On 9/02/2016 2:52 p.m., Nicholas Lee wrote:
Source? not yet.
Method? yes. There are two methods I've seen for these. Both related to
the fact that Gmail is designed to be a mailbox service. Not a
relay/forwarder. Its security systems act like a recipient mailserver
when it verifies the message built-in security; Start-TLS, SPF or DKIM.
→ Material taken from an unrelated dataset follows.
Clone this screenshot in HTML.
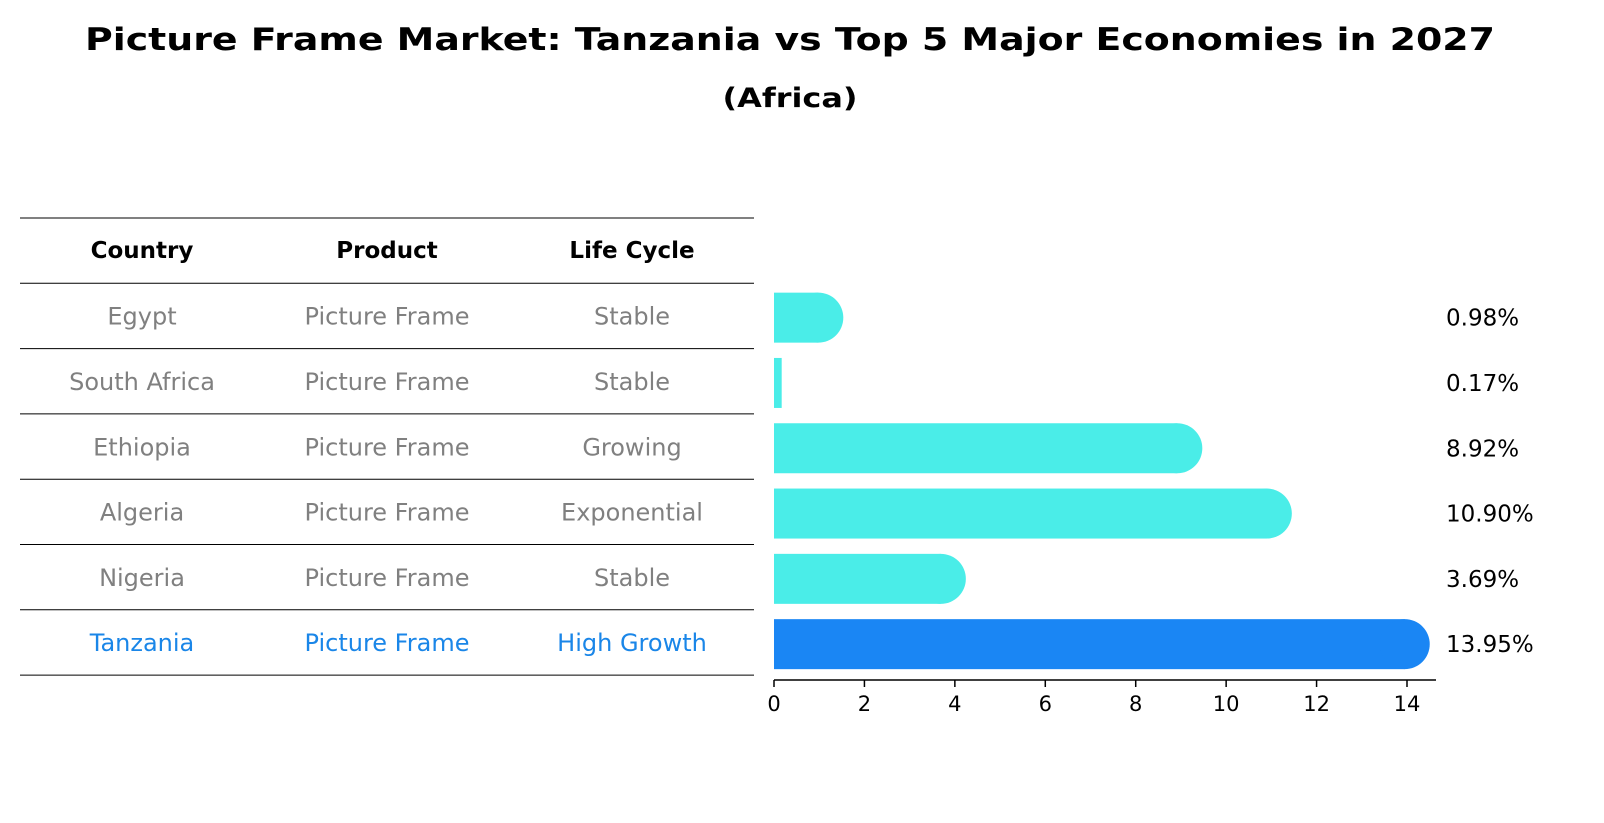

The initial spam runs were done using DKIM. DKIM does not necessarily
authenticate the claimed sender, but only the actual sender relative to
the sending server (otherwise it would badly break mailing lists). So
the spamware a few months back was using its own fake-email and DKIM
signatures for delivery. You could see "original-sender" headers with
some hidden email address under a randomized spam domain in the
Received: headers preceeding the DKIM signatures. It appears that some
recipients (not just Gmail) would accept the mail and relay it as long
as that passed, ignoring the fact that DKIM fails for other apparent
'original' addresses in the message.
This run appears to be using SPF in a similar way. Domains with a
transitional "softfail" policy (~all) are stating that any IP address
anywhere is not-denied as an origin for that domain.
Moral of the story is that if you are going to be using any security
features make sure you have them configured securely. And dont rely on
them completely. Halfway "transitional" workarounds like softfail should
only be used temporarily, if at all.